“Parents are neither an anchor to hold us back, nor a sail to take us there, but a guiding light whose love shows us the way.”
Dr. Kenneth Ginsburg, whose first book Building Resilience in Teens and Children, recently came out with a second book that he co-authored with this twin teenager daughters Ilana and Talia. That book, Raising Kids to Thrive: Balancing Love with Expectations and Protection with Trust, is a great guide for modern parents who would like to find balance in their lives.
Ginsburg uses the term “lighthouse parents” to describe the perfect balance between helicopter parents and absent parents. While helicopter parents are always hovering and anxious, attempting to prepare and control everything, absent parents are standoffish and not engaged. The middle? A lighthouse parent. A lighthouse parent acts as a role model, a beacon against which a child can measure his or herself. A lighthouse parent also watches the rocks to ensure that their children do not crash against them, but also looks out towards the distance and trusts their children to ride the waves.
Why do you want to be a lighthouse parent? What’s the goal of lighthouse parenting? As Dr. Ginsburg explains, as a parent you don’t just want to raise a successful fifteen-year-old. You also want to raise a successful thirty-year-old, and forty-year-old, and fifty-year-old. If that’s the case, we need to figure out how to provide them with unconditional love, but also to set high expectations. We need to protect them, but also trust them.
Dr. Ginsburg explains, “We all want our children to be happy, but we need them to be resilient. We wish we could guarantee a future for them with bountiful opportunities and manageable bumps. Because we lack this control over the future, we must prepare our children to successfully handle both good and challenging times.

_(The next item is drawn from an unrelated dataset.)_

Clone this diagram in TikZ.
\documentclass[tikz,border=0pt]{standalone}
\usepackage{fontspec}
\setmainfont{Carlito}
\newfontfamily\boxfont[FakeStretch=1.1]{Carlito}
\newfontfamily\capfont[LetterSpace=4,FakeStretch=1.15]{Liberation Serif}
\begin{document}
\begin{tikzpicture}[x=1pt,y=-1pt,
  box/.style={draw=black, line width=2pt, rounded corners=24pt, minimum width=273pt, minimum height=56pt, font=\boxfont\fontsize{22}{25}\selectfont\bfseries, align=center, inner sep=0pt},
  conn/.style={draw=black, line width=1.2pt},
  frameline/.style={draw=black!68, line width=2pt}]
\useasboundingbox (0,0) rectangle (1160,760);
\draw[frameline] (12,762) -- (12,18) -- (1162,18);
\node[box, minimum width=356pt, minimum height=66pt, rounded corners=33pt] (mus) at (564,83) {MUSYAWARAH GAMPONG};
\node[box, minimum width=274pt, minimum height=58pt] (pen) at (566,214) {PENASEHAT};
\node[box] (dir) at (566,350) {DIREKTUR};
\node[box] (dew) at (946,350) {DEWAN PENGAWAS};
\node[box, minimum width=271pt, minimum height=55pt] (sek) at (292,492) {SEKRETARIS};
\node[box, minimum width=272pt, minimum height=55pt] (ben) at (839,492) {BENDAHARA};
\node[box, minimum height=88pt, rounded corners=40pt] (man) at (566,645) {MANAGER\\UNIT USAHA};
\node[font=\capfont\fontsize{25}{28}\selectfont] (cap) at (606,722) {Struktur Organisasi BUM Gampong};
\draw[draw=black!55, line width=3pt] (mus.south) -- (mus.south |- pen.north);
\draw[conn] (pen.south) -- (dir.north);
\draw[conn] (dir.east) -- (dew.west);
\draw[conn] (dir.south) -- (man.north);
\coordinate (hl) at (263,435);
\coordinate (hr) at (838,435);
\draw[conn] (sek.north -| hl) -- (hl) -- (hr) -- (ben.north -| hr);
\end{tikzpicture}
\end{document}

If resilience were a trait, something you had or didn’t have, there would be little we could do to foster it in our children. Part of what is so exciting – and important – about the work of youth development is that children’s resilience is largely determined by how parents and communities raise them.”
A few important pointers that Dr. Ginsburg (and his daughters) lay out are:
It is important to set high expectations, but those high expectations should be tied to effort and not results. Therefore, as a parent, you should always praise effort, and never praise results.

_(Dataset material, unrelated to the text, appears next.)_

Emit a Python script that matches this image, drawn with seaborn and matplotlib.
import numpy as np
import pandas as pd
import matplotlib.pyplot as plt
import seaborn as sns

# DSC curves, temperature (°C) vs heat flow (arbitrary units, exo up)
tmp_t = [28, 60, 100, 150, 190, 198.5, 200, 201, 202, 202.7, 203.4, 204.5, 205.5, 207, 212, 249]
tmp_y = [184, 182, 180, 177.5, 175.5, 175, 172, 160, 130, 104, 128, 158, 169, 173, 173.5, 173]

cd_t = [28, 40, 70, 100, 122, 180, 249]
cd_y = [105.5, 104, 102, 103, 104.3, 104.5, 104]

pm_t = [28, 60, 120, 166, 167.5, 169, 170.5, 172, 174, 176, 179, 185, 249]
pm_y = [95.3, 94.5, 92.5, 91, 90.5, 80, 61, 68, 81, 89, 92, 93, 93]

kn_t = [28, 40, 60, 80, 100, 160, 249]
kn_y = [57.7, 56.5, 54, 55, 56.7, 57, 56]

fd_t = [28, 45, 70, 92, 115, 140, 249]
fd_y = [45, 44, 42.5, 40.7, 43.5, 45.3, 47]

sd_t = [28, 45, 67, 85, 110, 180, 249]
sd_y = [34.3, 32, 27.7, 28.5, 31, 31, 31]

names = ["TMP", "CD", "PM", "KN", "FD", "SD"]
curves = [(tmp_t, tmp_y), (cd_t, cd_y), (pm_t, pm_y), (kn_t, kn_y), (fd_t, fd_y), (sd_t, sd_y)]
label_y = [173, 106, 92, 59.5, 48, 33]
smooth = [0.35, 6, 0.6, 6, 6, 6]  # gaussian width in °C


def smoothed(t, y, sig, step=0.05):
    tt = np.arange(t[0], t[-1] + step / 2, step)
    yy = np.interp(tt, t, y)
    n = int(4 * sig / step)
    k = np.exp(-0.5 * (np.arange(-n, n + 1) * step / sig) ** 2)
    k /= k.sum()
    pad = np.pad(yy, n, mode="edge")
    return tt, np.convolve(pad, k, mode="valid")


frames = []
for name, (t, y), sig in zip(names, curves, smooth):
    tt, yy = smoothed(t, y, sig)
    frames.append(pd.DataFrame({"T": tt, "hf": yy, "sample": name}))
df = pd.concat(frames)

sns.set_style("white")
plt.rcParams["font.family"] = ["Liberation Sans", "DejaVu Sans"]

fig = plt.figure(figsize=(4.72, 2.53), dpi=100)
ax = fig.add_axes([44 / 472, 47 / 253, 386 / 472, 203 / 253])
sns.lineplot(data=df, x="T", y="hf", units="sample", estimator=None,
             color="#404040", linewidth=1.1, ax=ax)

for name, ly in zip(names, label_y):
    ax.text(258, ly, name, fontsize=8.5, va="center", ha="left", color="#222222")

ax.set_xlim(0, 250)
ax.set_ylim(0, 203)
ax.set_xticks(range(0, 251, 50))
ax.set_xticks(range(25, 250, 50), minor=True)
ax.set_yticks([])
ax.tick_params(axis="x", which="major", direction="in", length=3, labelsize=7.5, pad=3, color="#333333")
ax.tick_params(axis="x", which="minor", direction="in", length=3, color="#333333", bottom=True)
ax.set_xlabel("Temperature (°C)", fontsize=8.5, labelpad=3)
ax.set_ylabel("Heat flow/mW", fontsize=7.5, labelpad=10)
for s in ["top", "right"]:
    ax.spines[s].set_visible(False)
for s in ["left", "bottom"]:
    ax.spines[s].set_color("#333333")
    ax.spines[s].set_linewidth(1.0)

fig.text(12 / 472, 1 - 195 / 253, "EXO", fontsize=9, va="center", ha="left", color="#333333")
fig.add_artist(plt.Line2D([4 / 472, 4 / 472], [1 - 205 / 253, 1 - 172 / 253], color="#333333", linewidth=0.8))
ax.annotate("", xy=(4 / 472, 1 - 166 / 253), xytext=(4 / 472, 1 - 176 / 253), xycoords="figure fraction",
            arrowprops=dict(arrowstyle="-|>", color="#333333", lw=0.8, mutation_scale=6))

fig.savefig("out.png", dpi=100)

You should set clear boundaries, but then more or less get out of the way. When you set boundaries and then police them, children are less likely to be intrinsically motivated to respect them.
Discipline means to teach, not to punish or control. Consequences should match the problem so that the lesson is clearly understood.
Unconditional love means that you love your children and even as you set high expectations for them, you understand that they will make mistakes and you will love them regardless. Children need to understand this as well.
When we overprotect our children, we make them think they are not capable and that they therefore cannot succeed without us in the future. We need to give our children room to fail and rise up in order for them to learn that they are capable. Dr. Ginsburg explains, “Don’t install control buttons. Instill guidance.”
Dr. Ginsburg begins his book with two interesting questions that he believes are at the crux of what parents wrestle with when attempting to build resilience in their children:
How do I give my child the unconditional love needed to thrive while also holding him to the high expectations needed for success?
We know kids need both, but on some level these two concepts are in opposition to each other. Doesn’t holding expectations somehow undermine the unconditional nature of love?
How do I protect my child while letting her learn life’s lessons?
We parents all know intellectually that we have to get out of the way to let life be the teacher it is meant to be. We know coddled children lack the confidence to handle challenges. Yet it is absolutely our job to protect our children, and even letting our children experience emotional discomfort goes against our ingrained desire to protect them. We struggle with when to protect and when to get out of the way and watch from the sidelines.
Can we answer these questions? Well, Dr. Ginsburg certainly does his very best to answer both of these questions – with his daughters’ help! He argues that if we can “resolve the tension these two principles of resilience pose, your child will have the security she can only gain from you and the confidence she can only develop from experience. She will be more than resilient; she will be poised to thrive.”
Can you learn to be a lighthouse parent? In the days of helicopter parenting, it might feel like being a lighthouse parent is a bit too hands-off. In the long-run though your children will be significantly happier and more successful if you trust them to ride the waves. After all, if they never learn how to swim, they will need you to continually hover for the rest of their lives!